Nitpick: the 1934 National Firearms Act did not actually ban automatic weapons and short-barreled shotguns. It did require federal registration and a tax which at the time amounted to something like 1000% of the value of a sawed-off shotgun, which the federal government swore blue in the face was merely a revenue-generating device, not in any way meant to be prohibatory :rolleyes:. The 1934 law is moot in localities (such as my state of Minnesota) which ban automatic weapons at the state level. I don’t know if anyone has tried to legally own a federally-registered automatic weapon and fought a state restriction over it.
In general, for decades people acquiesced to strong state and local limitations on gun possession (no auto weapons, may-issue carry laws, municipal level handgun bans) because there wasn’t the sense of alarm that we were heading down the slope to total gun abolition; no one felt that Big Brother was out to completely disarm the citizenry. It wasn’t until ever-expanding Federal restrictions and the open proclaiming of some that yes, a total abolition was what they were working towards, that you got the backlash we’ve seen in recent years.

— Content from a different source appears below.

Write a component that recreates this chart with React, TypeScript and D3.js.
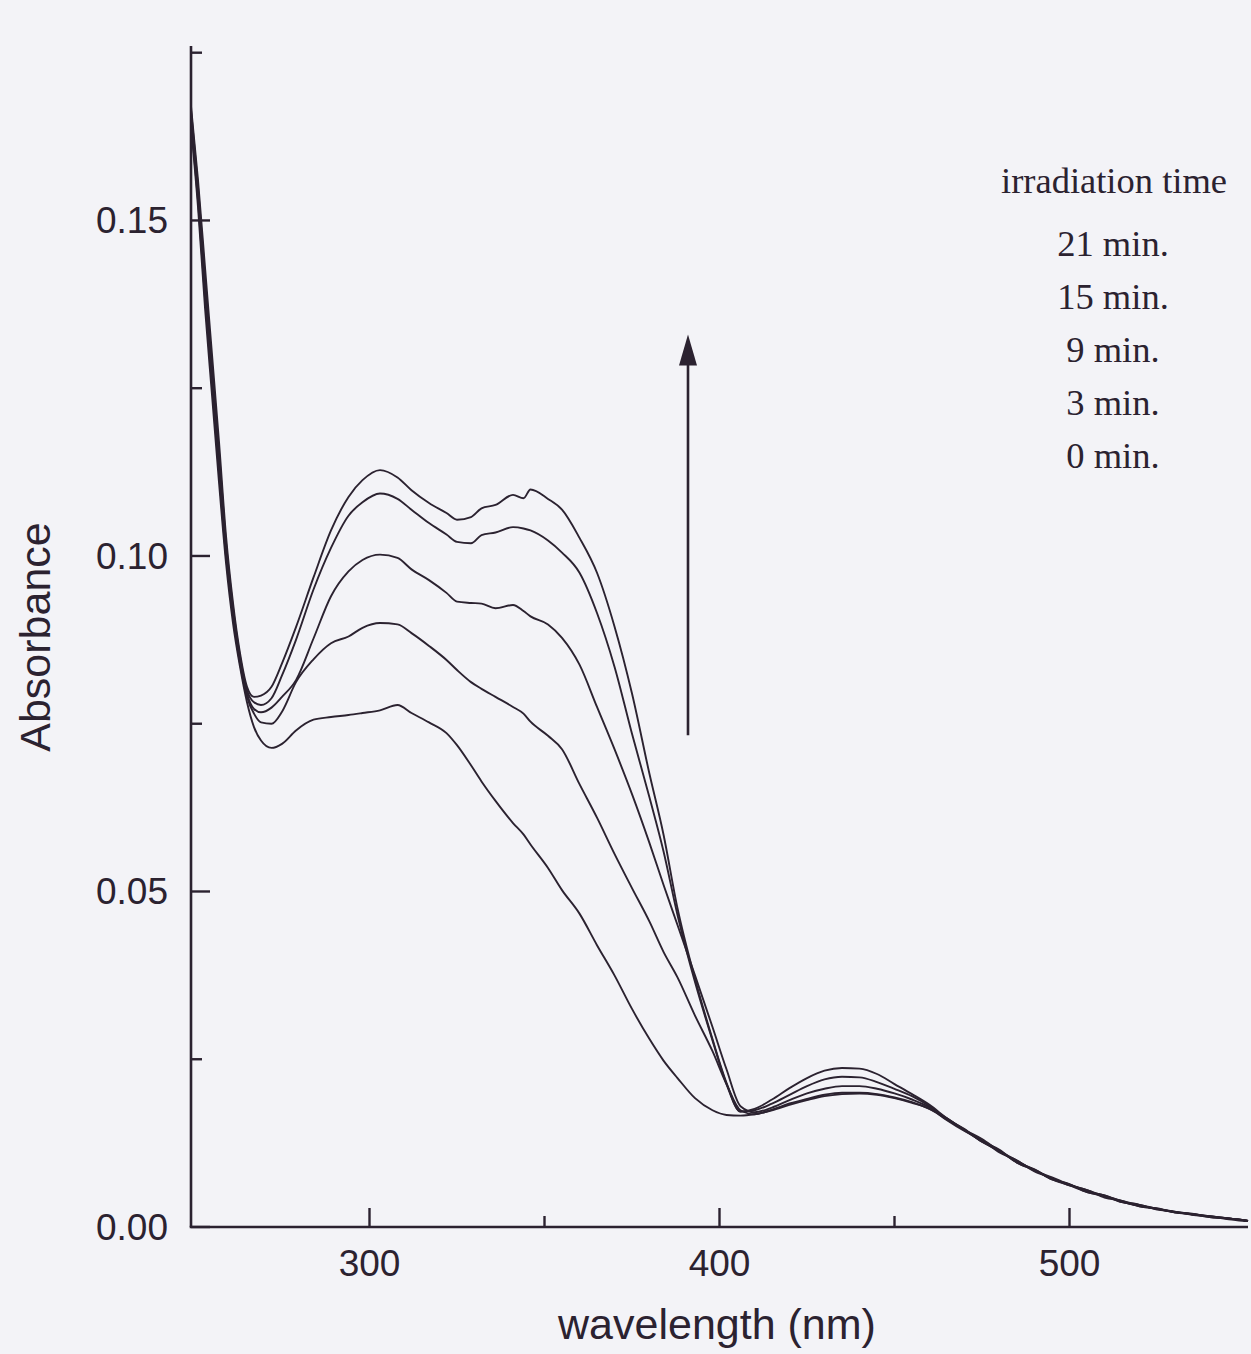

Nothing in those statements says or fairly implies anything about the law being a talisman to prevent harm to my client. Nothing in those statements suggests I need a “reality check”. That said, I’d prefer to discuss the topic in this thread. If you feel the need to pit me, you have that right.

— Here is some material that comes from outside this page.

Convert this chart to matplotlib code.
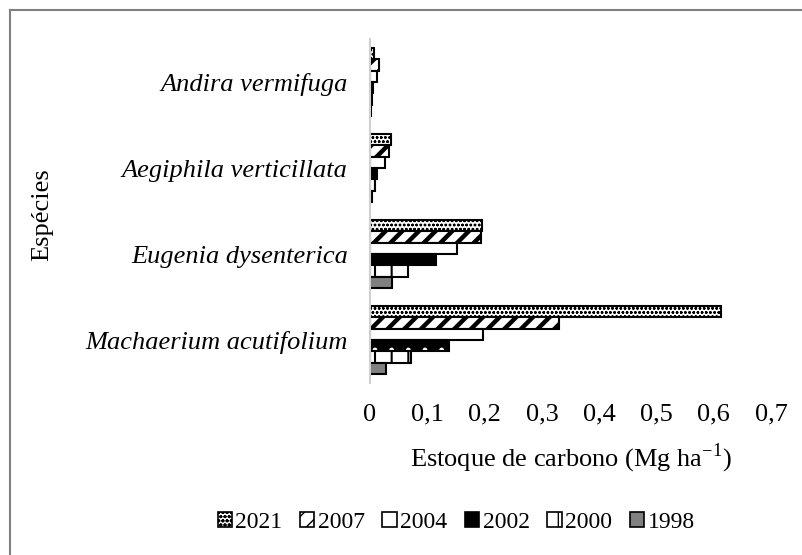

If we were to revisit the 2nd amendment either by the legislative/state route or by Constitutional convention, I’m strongly inclined to believe it would be “updated” to explicitly note the individual right to bear arms, and dispense with a lot of that 18th century “militia” language.

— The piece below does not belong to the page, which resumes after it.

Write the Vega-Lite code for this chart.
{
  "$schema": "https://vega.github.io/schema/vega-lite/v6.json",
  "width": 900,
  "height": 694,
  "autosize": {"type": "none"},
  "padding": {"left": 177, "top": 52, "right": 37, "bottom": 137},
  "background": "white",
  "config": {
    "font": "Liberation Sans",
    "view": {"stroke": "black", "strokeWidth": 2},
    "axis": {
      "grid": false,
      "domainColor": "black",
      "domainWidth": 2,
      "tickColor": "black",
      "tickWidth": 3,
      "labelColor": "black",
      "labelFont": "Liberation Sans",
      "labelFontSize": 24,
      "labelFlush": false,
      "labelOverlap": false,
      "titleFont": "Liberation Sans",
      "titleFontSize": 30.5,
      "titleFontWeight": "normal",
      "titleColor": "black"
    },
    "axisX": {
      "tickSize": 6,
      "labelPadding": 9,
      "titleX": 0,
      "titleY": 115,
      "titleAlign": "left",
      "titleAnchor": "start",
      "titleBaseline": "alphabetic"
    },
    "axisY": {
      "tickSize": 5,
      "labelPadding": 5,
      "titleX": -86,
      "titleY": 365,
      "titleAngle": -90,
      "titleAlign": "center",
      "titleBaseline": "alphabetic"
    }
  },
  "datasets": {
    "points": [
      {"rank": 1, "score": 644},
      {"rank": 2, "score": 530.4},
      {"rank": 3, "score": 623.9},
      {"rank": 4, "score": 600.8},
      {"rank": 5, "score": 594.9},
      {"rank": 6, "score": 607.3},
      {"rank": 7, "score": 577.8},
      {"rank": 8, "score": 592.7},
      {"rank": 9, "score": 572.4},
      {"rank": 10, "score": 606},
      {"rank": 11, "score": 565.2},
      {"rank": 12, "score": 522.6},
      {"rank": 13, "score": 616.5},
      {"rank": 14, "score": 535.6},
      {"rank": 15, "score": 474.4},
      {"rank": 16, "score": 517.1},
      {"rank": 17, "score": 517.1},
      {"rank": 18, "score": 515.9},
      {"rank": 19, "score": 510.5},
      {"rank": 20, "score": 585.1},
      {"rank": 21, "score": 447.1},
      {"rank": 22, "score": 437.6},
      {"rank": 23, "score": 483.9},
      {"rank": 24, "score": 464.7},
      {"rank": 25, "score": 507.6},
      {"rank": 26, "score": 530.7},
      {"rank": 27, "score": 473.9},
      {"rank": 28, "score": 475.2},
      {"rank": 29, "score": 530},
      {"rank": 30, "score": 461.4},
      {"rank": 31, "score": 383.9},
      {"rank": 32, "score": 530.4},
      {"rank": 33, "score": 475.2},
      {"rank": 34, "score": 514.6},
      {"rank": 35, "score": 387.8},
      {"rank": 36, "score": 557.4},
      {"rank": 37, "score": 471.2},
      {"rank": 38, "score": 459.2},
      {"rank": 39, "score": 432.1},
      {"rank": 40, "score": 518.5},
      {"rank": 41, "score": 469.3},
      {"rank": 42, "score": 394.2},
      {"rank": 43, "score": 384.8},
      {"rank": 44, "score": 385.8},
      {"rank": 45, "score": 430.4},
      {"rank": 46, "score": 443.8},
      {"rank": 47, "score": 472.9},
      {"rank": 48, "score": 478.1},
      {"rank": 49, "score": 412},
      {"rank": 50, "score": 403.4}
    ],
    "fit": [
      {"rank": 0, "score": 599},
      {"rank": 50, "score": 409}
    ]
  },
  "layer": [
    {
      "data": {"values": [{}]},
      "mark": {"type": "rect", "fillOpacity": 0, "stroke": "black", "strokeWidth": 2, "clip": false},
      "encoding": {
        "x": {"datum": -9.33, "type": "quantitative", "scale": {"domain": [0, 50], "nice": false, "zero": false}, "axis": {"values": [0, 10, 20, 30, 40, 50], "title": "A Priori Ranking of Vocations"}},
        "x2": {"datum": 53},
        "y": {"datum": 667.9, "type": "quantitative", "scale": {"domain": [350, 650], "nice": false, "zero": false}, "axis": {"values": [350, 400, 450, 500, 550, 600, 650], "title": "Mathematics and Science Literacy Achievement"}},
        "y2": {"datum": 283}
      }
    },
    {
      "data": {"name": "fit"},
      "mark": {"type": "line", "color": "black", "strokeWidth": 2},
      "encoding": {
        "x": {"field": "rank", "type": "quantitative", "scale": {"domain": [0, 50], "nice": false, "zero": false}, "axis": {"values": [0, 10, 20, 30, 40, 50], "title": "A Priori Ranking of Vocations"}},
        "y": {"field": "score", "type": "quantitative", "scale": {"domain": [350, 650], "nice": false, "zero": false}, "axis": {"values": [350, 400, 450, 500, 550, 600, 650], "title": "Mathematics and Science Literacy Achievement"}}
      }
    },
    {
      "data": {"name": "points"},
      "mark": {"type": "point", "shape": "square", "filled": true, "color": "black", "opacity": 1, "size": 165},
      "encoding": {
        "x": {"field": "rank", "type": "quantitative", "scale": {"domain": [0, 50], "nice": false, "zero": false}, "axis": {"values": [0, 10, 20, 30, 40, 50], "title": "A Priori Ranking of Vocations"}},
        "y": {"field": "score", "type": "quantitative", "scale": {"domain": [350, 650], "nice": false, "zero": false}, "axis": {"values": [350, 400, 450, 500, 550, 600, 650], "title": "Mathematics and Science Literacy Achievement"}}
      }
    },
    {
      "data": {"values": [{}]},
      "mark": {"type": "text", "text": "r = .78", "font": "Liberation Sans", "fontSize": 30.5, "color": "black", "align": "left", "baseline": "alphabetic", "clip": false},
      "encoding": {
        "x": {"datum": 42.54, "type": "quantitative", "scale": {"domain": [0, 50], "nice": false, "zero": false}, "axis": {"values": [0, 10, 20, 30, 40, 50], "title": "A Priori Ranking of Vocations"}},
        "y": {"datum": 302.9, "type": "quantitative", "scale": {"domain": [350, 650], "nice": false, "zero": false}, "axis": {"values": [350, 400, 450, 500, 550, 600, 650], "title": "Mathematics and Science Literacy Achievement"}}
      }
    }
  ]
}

Once again, illustrating why you’re one my favorite posters here.
To be clear, I don’t expect the Second Amendment to be repealed any time in my lifetime. All I’m saying is that certain decisions could bring support for it incrementally lower, and move the (very long) timescale on which it might eventually be repealed incrementally closer. Then, too, it’s not an all-or-nothing matter: Even with the Second Amendment entirely intact, the gun culture of the United States can change in a nearly-continuous fashion. A world in which the laws are exactly as they are now, but in which every law-abiding citizen independently decided not to own a gun, would be difficult to distinguish from one where ownership of guns were illegal.